>> begin Data segment

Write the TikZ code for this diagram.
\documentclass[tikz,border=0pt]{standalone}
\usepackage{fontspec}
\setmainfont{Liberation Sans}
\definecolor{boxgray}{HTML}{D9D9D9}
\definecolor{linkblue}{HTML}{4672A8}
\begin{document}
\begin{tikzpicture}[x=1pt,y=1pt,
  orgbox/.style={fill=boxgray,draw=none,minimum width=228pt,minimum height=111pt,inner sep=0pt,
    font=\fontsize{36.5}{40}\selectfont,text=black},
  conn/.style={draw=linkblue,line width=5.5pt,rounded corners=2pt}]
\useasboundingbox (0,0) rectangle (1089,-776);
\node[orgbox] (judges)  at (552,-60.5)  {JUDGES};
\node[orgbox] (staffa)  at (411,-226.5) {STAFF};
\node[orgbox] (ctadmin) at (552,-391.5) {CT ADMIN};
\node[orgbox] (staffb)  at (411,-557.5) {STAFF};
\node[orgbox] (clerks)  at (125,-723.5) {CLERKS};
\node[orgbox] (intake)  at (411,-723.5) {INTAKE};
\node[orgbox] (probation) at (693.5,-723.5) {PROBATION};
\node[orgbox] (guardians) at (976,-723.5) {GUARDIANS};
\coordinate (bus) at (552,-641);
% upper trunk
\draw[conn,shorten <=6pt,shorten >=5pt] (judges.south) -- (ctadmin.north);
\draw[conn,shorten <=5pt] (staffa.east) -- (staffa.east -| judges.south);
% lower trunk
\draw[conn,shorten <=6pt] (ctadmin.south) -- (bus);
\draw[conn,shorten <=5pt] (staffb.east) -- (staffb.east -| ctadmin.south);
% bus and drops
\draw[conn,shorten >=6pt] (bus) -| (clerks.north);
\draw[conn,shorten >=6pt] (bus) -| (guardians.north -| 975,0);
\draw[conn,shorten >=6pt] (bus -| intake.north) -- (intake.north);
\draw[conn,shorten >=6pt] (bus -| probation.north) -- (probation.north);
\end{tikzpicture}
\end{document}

>> end Data segment

» **Written task**: Emit the full listing verbatim.

» **Exercise answer**:
Write the TikZ code for this diagram.
\documentclass[tikz,border=0pt]{standalone}
\usepackage{fontspec}
\setmainfont{Liberation Sans}
\definecolor{boxgray}{HTML}{D9D9D9}
\definecolor{linkblue}{HTML}{4672A8}
\begin{document}
\begin{tikzpicture}[x=1pt,y=1pt,
  orgbox/.style={fill=boxgray,draw=none,minimum width=228pt,minimum height=111pt,inner sep=0pt,
    font=\fontsize{36.5}{40}\selectfont,text=black},
  conn/.style={draw=linkblue,line width=5.5pt,rounded corners=2pt}]
\useasboundingbox (0,0) rectangle (1089,-776);
\node[orgbox] (judges)  at (552,-60.5)  {JUDGES};
\node[orgbox] (staffa)  at (411,-226.5) {STAFF};
\node[orgbox] (ctadmin) at (552,-391.5) {CT ADMIN};
\node[orgbox] (staffb)  at (411,-557.5) {STAFF};
\node[orgbox] (clerks)  at (125,-723.5) {CLERKS};
\node[orgbox] (intake)  at (411,-723.5) {INTAKE};
\node[orgbox] (probation) at (693.5,-723.5) {PROBATION};
\node[orgbox] (guardians) at (976,-723.5) {GUARDIANS};
\coordinate (bus) at (552,-641);
% upper trunk
\draw[conn,shorten <=6pt,shorten >=5pt] (judges.south) -- (ctadmin.north);
\draw[conn,shorten <=5pt] (staffa.east) -- (staffa.east -| judges.south);
% lower trunk
\draw[conn,shorten <=6pt] (ctadmin.south) -- (bus);
\draw[conn,shorten <=5pt] (staffb.east) -- (staffb.east -| ctadmin.south);
% bus and drops
\draw[conn,shorten >=6pt] (bus) -| (clerks.north);
\draw[conn,shorten >=6pt] (bus) -| (guardians.north -| 975,0);
\draw[conn,shorten >=6pt] (bus -| intake.north) -- (intake.north);
\draw[conn,shorten >=6pt] (bus -| probation.north) -- (probation.north);
\end{tikzpicture}
\end{document}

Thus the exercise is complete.